- _INFORMATION SHOWN_:
-*-
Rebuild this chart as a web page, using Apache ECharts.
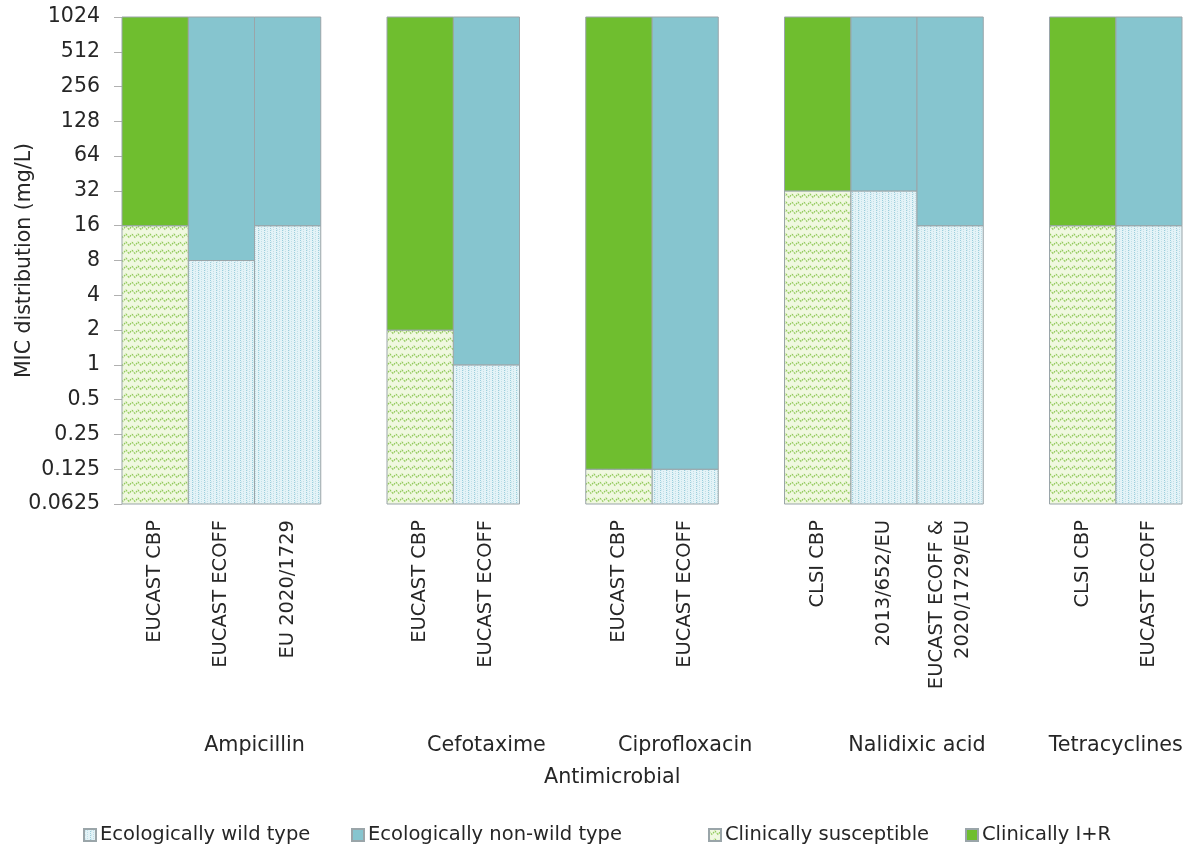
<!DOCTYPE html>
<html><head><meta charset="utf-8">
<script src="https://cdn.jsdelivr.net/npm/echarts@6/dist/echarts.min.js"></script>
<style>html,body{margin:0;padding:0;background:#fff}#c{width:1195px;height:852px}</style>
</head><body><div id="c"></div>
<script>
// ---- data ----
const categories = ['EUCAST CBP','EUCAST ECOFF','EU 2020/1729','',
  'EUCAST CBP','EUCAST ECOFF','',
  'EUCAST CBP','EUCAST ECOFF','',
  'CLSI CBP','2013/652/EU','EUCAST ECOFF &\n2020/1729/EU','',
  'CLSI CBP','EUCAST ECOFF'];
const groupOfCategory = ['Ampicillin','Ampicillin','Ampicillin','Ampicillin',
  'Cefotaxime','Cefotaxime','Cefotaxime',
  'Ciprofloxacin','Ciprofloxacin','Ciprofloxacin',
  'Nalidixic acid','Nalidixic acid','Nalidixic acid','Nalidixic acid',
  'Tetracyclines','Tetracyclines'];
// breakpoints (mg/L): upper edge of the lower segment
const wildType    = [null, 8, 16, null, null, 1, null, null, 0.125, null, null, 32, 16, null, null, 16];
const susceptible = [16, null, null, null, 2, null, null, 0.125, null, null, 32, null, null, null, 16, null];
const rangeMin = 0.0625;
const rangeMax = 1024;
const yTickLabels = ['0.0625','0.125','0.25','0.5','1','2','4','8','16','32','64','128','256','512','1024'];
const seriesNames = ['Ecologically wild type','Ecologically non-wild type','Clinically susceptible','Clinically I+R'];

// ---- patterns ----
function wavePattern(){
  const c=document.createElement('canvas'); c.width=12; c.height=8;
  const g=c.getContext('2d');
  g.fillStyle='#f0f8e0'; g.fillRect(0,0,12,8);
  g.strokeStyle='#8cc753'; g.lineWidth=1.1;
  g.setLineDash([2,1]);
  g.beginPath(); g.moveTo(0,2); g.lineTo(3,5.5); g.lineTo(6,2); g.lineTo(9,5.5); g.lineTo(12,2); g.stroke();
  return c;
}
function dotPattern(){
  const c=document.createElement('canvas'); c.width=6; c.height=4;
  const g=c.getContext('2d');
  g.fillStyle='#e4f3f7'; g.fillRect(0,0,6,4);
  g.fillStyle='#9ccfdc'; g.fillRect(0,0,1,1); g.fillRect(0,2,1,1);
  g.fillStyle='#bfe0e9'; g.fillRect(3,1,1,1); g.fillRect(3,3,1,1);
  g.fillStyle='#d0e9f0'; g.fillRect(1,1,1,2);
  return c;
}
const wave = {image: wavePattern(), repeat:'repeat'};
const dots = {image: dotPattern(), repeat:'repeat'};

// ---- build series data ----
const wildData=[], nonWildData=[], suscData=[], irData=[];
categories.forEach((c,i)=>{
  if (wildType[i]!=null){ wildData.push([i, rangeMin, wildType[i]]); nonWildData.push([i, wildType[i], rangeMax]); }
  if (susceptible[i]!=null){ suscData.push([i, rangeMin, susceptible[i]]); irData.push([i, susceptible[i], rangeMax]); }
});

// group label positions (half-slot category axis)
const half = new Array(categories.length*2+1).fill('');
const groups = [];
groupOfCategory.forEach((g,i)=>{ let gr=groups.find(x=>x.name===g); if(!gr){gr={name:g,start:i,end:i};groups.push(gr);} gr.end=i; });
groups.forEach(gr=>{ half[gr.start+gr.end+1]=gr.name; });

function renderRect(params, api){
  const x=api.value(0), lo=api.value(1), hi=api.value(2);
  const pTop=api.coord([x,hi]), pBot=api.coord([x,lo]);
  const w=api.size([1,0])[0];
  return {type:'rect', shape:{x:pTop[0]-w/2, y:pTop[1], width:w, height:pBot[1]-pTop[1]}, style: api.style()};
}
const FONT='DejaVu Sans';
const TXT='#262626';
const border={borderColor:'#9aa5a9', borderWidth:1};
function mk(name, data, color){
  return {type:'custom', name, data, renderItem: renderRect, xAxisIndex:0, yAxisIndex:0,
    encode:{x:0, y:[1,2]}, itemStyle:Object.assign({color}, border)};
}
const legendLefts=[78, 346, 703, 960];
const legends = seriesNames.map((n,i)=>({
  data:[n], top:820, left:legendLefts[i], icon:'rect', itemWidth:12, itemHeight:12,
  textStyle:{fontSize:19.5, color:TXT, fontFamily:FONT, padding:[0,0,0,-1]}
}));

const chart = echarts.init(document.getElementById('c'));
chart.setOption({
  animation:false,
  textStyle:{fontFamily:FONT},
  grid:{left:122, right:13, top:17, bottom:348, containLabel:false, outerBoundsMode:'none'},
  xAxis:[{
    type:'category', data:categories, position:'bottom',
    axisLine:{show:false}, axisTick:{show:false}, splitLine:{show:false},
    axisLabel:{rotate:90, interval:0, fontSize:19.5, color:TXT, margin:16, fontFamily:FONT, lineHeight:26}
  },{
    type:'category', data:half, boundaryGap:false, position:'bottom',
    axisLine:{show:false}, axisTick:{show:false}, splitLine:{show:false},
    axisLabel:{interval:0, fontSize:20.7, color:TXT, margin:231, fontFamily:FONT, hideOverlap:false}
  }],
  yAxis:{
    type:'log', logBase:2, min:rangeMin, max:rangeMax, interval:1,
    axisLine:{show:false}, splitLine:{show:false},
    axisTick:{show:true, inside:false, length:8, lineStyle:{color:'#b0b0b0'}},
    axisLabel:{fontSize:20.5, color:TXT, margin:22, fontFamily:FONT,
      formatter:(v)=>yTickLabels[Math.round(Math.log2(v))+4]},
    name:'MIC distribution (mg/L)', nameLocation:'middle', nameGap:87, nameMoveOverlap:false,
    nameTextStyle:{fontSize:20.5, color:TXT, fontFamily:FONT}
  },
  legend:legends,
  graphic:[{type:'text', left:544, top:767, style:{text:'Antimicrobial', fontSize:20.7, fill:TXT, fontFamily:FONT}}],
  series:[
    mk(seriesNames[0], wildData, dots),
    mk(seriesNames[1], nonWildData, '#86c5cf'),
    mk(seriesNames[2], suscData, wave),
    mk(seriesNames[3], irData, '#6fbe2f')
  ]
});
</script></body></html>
-*-
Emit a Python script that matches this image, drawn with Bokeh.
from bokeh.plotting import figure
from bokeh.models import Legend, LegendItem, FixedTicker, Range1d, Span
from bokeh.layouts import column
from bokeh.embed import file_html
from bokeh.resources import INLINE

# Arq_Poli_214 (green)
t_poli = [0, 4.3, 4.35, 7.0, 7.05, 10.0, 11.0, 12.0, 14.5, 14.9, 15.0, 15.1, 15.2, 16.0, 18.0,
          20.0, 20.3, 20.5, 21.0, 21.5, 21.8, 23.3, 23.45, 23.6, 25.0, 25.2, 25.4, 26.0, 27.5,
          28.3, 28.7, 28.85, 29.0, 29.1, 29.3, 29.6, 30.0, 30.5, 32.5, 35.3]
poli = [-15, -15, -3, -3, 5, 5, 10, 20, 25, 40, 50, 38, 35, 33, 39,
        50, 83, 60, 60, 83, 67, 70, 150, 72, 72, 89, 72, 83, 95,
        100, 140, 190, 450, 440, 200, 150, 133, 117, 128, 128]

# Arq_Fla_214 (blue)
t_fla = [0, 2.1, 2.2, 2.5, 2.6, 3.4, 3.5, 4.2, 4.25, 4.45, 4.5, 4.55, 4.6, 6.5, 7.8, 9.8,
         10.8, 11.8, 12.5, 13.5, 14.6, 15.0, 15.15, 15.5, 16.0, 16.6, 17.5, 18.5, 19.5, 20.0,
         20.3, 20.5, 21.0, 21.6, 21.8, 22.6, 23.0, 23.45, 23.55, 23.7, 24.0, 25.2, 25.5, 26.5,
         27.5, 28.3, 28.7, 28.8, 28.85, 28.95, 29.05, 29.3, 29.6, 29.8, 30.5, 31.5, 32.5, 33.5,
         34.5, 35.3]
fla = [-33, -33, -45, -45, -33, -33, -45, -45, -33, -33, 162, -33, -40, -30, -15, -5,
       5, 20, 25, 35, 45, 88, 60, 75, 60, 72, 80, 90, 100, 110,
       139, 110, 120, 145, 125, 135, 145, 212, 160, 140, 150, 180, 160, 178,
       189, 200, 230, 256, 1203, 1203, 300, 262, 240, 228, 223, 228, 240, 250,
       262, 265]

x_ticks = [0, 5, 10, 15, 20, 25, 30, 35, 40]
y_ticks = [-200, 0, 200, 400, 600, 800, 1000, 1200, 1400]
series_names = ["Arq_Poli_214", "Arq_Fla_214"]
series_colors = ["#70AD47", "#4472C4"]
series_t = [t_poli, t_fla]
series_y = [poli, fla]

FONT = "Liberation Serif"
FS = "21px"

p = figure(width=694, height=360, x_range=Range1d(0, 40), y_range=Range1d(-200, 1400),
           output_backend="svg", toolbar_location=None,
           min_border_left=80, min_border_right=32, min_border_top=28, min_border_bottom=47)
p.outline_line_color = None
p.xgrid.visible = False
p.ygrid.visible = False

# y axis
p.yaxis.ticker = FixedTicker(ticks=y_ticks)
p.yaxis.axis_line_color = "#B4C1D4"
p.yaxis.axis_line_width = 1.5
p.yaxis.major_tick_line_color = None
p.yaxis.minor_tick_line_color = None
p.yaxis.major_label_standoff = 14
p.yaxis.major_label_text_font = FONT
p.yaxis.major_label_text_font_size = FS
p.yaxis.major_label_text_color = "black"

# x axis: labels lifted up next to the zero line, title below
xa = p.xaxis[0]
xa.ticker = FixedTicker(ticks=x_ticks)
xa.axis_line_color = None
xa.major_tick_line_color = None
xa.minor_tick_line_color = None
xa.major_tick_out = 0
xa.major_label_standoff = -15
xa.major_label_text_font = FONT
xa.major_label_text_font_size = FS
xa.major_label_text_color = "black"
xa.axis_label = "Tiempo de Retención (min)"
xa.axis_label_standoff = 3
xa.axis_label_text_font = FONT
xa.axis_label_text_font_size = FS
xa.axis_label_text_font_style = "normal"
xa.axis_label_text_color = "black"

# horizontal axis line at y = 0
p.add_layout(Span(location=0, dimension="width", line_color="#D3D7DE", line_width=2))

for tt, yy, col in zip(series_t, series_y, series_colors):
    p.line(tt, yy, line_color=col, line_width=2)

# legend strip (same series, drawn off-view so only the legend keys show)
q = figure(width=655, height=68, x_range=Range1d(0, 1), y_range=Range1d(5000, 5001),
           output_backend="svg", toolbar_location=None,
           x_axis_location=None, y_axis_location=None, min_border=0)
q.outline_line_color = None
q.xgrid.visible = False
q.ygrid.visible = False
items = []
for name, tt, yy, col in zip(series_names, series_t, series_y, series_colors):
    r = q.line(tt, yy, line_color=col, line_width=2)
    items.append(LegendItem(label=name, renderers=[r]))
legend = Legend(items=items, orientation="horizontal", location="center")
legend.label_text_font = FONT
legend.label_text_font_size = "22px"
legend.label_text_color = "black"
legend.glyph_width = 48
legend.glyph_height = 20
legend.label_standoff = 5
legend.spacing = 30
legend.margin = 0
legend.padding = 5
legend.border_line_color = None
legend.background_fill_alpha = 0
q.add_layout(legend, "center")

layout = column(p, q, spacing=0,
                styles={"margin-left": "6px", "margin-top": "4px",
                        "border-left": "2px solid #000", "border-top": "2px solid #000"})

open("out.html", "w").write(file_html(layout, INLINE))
-*-
Count every line of the material above that holds the string "image", then state only the total.

- _FINAL RESULT_: 3